Stable 1T Tungsten Disulfide Monolayer and Its Junctions: Growth and Atomic Structures

• Published in: ACS nano Vol. 12; no. 12; pp. 12080 - 12088
• Main Authors: Lin, Yung-Chang, Yeh, Chao-Hui, Lin, Ho-Chun, Siao, Ming-Deng, Liu, Zheng, Nakajima, Hideaki, Okazaki, Toshiya, Chou, Mei-Yin, Suenaga, Kazu, Chiu, Po-Wen
• Format: Journal Article
• Language: English
• Published: United States American Chemical Society 26.12.2018
• Subjects: phase transition; 1T WS2; transition-metal dichalcogenides; heterojunctions; chemical vapor deposition
• ISSN: 1936-0851; 1936-086X; 1936-086X
• DOI: 10.1021/acsnano.8b04979

Transition-metal dichalcogenides in the 1T phase have been a subject of increasing interest, which is partly due to their fascinating physical properties and partly to their potential applications in the next generation of electronic devices, including supercapacitors, electrocatalytic hydrogen evolution, and phase-transition memories. The primary method for obtaining 1T WS2 or MoS2 has been using ion intercalation in combination with solution-based exfoliation. The resulting flakes are small in size and tend to aggregate upon deposition, forming an intercalant–TMD complex with small 1T and 1T′ patches embedded in the 2H matrix.
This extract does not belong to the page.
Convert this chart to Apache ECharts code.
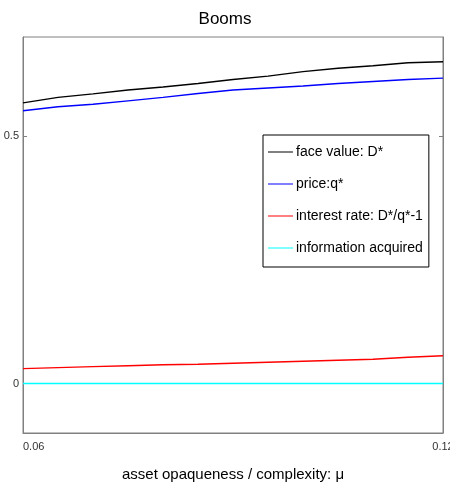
<!DOCTYPE html>
<html>
<head>
<meta charset="utf-8">
<script src="https://cdn.jsdelivr.net/npm/echarts@6/dist/echarts.min.js"></script>
<style>
  html, body { margin: 0; padding: 0; background: #fff; }
  #main { width: 450px; height: 489px; }
</style>
</head>
<body>
<div id="main"></div>
<script>
// x grid: asset opaqueness mu
var mu = [0.06, 0.065, 0.07, 0.075, 0.08, 0.085, 0.09, 0.095, 0.10, 0.105, 0.11, 0.115, 0.12];
var faceValue = [0.567, 0.578, 0.585, 0.593, 0.599, 0.606, 0.614, 0.621, 0.630, 0.637, 0.642, 0.648, 0.650];
var price = [0.551, 0.559, 0.564, 0.571, 0.578, 0.586, 0.593, 0.597, 0.601, 0.606, 0.610, 0.614, 0.617];
var interestRate = [0.030, 0.032, 0.034, 0.036, 0.038, 0.039, 0.041, 0.043, 0.045, 0.047, 0.049, 0.053, 0.056];
var infoAcquired = [0, 0, 0, 0, 0, 0, 0, 0, 0, 0, 0, 0, 0];
var xTicks = [0.06, 0.12];
var yTicks = [0, 0.5];
var names = ['face value: D*', 'price:q*', 'interest rate: D*/q*-1', 'information acquired'];
var colors = ['#000000', '#0000ff', '#ff0000', '#00ffff'];

var font = '"Liberation Sans", Arial, sans-serif';

function pairs(ys) {
    return mu.map(function (x, i) { return [x, ys[i]]; });
}

var chart = echarts.init(document.getElementById('main'));
var option = {
    backgroundColor: '#ffffff',
    animation: false,
    title: {
        text: 'Booms',
        left: 'center',
        top: 6,
        textStyle: { fontFamily: font, fontSize: 17, fontWeight: 'normal', color: '#000' }
    },
    grid: {
        left: 23, right: 7, top: 37, bottom: 56,
        outerBoundsMode: 'none',
        containLabel: false,
        show: true, borderColor: '#808080', borderWidth: 1
    },
    legend: {
        orient: 'vertical',
        left: 263, top: 135,
        backgroundColor: '#fff',
        borderColor: '#000', borderWidth: 1,
        padding: [7, 6, 9, 5],
        itemGap: 12,
        itemWidth: 25, itemHeight: 1,
        icon: 'rect',
        textStyle: { fontFamily: font, fontSize: 14, color: '#000', lineHeight: 20, padding: [0, 0, 0, -2] },
        data: names
    },
    xAxis: {
        type: 'value',
        min: 0.06, max: 0.12,
        name: 'asset opaqueness / complexity: \u03bc',
        nameLocation: 'middle',
        nameGap: 34,
        nameTextStyle: { fontFamily: font, fontSize: 15, color: '#000' },
        splitLine: { show: false },
        axisLine: { onZero: false, lineStyle: { color: '#808080' } },
        axisTick: { show: false },
        axisLabel: {
            customValues: xTicks,
            fontFamily: font, fontSize: 11, color: '#333',
            margin: 8,
            hideOverlap: false,
            formatter: function (v) { return v.toFixed(2); },
            alignMinLabel: 'left', alignMaxLabel: 'center'
        }
    },
    yAxis: [{
        type: 'value',
        min: -0.1, max: 0.7,
        splitLine: { show: false },
        axisLine: { show: true, onZero: false, lineStyle: { color: '#808080' } },
        axisTick: { show: true, inside: true, length: 4, customValues: yTicks, lineStyle: { color: '#808080' } },
        axisLabel: {
            customValues: yTicks,
            fontFamily: font, fontSize: 11, color: '#333', margin: 4,
            formatter: function (v) { return String(v); }
        }
    }, {
        type: 'value',
        position: 'right',
        min: -0.1, max: 0.7,
        splitLine: { show: false },
        axisLine: { show: true, onZero: false, lineStyle: { color: '#808080' } },
        axisTick: { show: true, inside: true, length: 4, customValues: yTicks, lineStyle: { color: '#808080' } },
        axisLabel: { show: false }
    }],
    series: [faceValue, price, interestRate, infoAcquired].map(function (ys, i) {
        return {
            name: names[i],
            type: 'line',
            data: pairs(ys),
            symbol: 'none',
            color: colors[i],
            lineStyle: { width: 1.4, color: colors[i], opacity: 1 },
            z: 10
        };
    })
};
chart.setOption(option);
</script>
</body>
</html>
Existing growth methods have, however, produced WS2 or MoS2 solely in the 2H phase. Here, we have refined the growth approach to obtain monolayer 1T WS2 up to 80 μm in size based on chemical vapor deposition. With the aid of synergistic catalysts (iron oxide and sodium chloride), 1T WS2 can nucleate in the infant stage of the growth, forming special butterfly-like single crystals with the 1T phase in one wing and the 2H phase in the other. Distinctive types of phase boundaries are discovered at the 1T–2H interface. The 1T structure thus grown is thermodynamically stable over time and even persists at a high temperature above 800 °C, allowing for a stepwise edge epitaxy of lateral 1T heterostructures. Atomic images show that the 1T WS2–MoS2 heterojunction features a coherent and defectless interface with a sharp atomic transition. The stable 1T phase represents a missing piece of the puzzle in the research of atomic thin van der Waals crystals, and our growth approach provides an accessible way of filling this gap.